When we were kids, my younger sister and I pulled back the numbered paper doors on the Advent calendar at breakfast. To prevent daily squabbles, one of us had the odd days, the other the even. The doors were hidden within the decorative scene like multiple Waldo’s. Often the chimney concealed one or the candle-lit window in the village church or the hay piled by the stable. Behind each of the twenty-four doors was a drawing of a treasure like a bicycle or a glittery kitten playing with a red ball.
Twenty-four days is a long time to wait when you’re six or eight or ten, and the calendar was a creative and beautiful way to count down to the day I could open my presents. The anticipation built and built, and every day I wanted to ask, “Will Christmas ever come?”
Finally Christmas morning dawned, and it was wonderful. Ripping off the wrapping paper to find the number one item on my wish list was a moment of pure joy. Though I’d hardly slept the night before, the expectancy-fueled adrenaline kept me going all day.
For about a week the unwrapped gifts brought delight, but then the warm fuzzies dissipated. The items gradually lost their appeal, the new car smell wore off, and the initial glow of satisfaction faded. Maybe it was ingratitude; maybe it was a child’s seedling awareness that stuff doesn’t satisfy. Maybe it was a preview of the “now and the not yet” struggles of the Christian journey.
Advent is a pre-Christmas observance that keeps those post-Christmas tensions of childhood alive. Last year, my first Advent in a liturgical church setting, the dearth of Christmas carols until Christmas Eve, purple and blue bows, and the sense of expectant waiting felt as unsettling as a wobble board. Not that Advent is a “Bah, humbug” mindset for four weeks, but it’s more sedate than the de rigeur flood of red poinsettias, sparkling lights on Christmas trees in the sanctuary, and elaborate Christmas productions found in many evangelical churches.

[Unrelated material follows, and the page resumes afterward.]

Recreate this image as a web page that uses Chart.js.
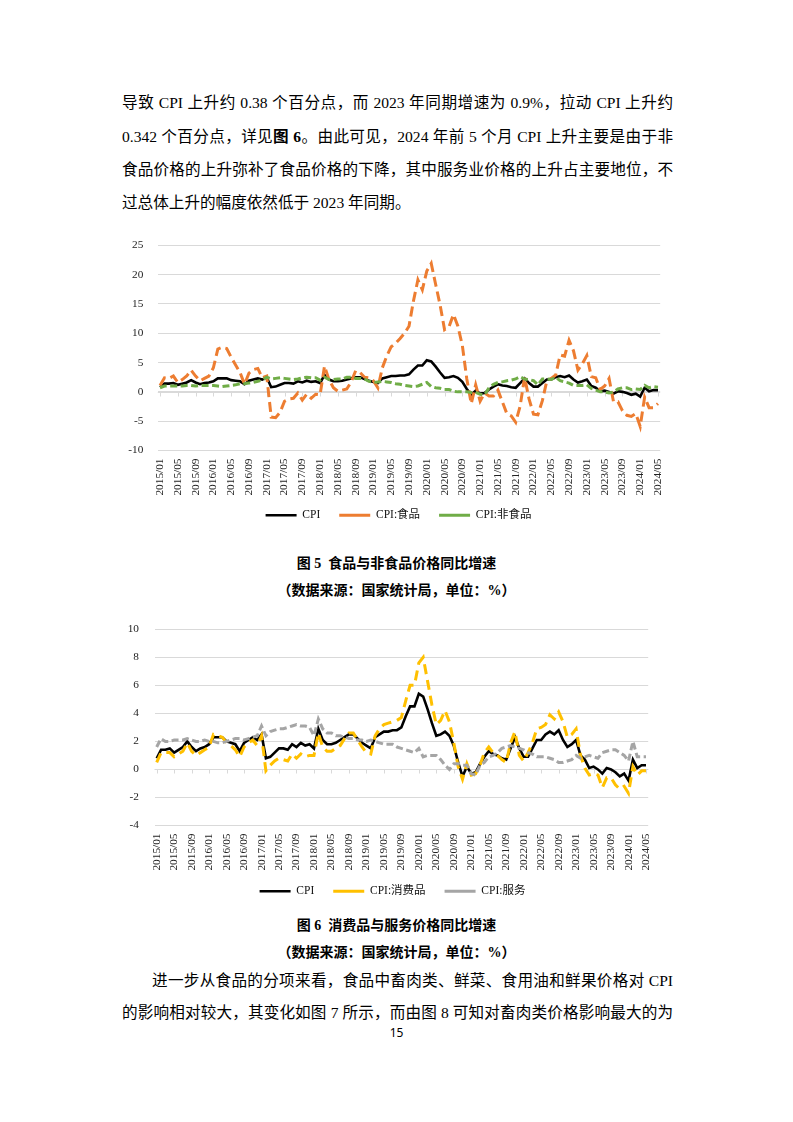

The haunting carols, “Come Thou Long Expected Jesus” and “O Come, O Come Emmanuel,” remind us of the pining of the pre-incarnation remnant, and awaken us to our dormant post-incarnation yearnings. The Word has become flesh and dwelt among us (John 1:14), and we rightly celebrate and sing “Joy to the World,” “O Holy Night,” and “Hark the Herald Angels Sing.” The grace gift is wonderful, and the joy found in receiving it a sweet treasure to cherish. Salvation has come, and we rejoice.
But we still experience suffering, the creation still groans, outwardly we’re wasting away, and evil people still succeed in their ways (Romans 8:18-23; 2 Corinthians 4:16; Psalm 37:7). Advent mysteriously brings the “now” of the Incarnation and the “not yet” of the promised Second Coming together. The prophets and faithful waited centuries for the Messiah, and the centuries roll by as we wait for Jesus to return and complete the restoration promised in Revelation 21 and 22.
Like paper doors on a calendar, the rituals of Advent ease the waiting, and renew our hope as we continue the watch. We unwrap the gift of Christ on Christmas with joy, and still we say, “Amen. Come, Lord Jesus.”